Supreme Court pours more Campaign Cash into elections, contradict yesterdays voters who declared "Money is not free speech."

Americans seem bewildered by the conservative activist Supreme Court’s decision on Citizen’s United. Few people believe the founding fathers tried to give corporations the same rights as people. 

Just as outrageous is the idea that corporations would then have free speech rights in the form of money.

Constitutional Amendment: Wisconsinites overwhelmingly approved county wide referendums supporting an amendment to the constitution... 
“declaring that only human beings, not corporations, unions, nonprofits or similar associations are endowed with constitutional rights.”
And that…
“Money is not free speech, and therefore regulating political contributions and spending is not equivalent to limiting political speech.”
Edgerton, Waunakee, DeForest, Belleville and Windsor all supported the above constitutional amendment.
                                                                                                                                                                                            

But if today is any indication, the Robert’s court and the conservative majority have a different view of the founding fathers intentions, and the dystopian future they’re helping to create. The latest case focused on contributions, rather than spending.
Voting 5-4 along ideological lines, the Supreme Court struck down decades-old limits on the total money donors can give to federal candidates and parties, issuing its biggest campaign-finance ruling since the 2010 Citizens United decision … the caps violated the speech rights of Shaun McCutcheon, an Alabama Republican official seeking to give candidates, parties and political committees more than the $123,200 maximum.

The court stopped short of undercutting a 1976 ruling that allows caps on contributions to individual candidates.  Justice Thomas (said) in a separate opinion that he would have gone further and overturned the 1976 ruling.

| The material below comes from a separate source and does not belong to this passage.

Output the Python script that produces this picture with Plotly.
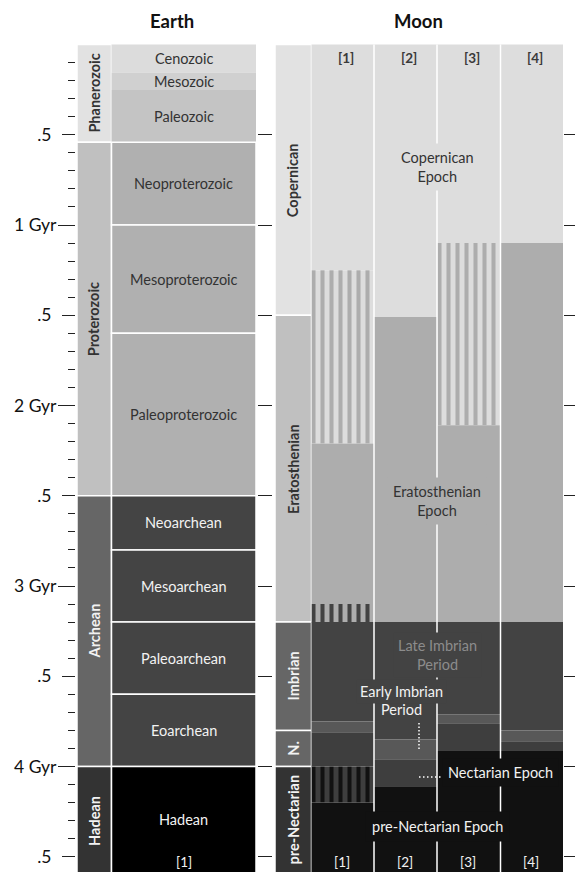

 The overall limits “intrude without justification on a citizen’s ability to exercise the most fundamental First Amendment activities,” Chief Justice John Roberts wrote in the court’s lead opinion … it will give more freedom to wealthy donors looking to use their money to make a political impact. Taken together with Citizens United, the decision “eviscerates our nation’s campaign-finance laws, leaving a remnant incapable of dealing with the grave problems of democratic legitimacy that those laws were intended to resolve,” Justice Stephen Breyer wrote in dissent. 

1 comment:

  1. These arguments are irrational; the ministers expounding them have maneuvered themselves into an arena where discussion is impossible. What is the counterpoint of “ money is speech, people are corporations, and greenhouse gases make your lawn greener”? Any rational factors have been taken out of the equation.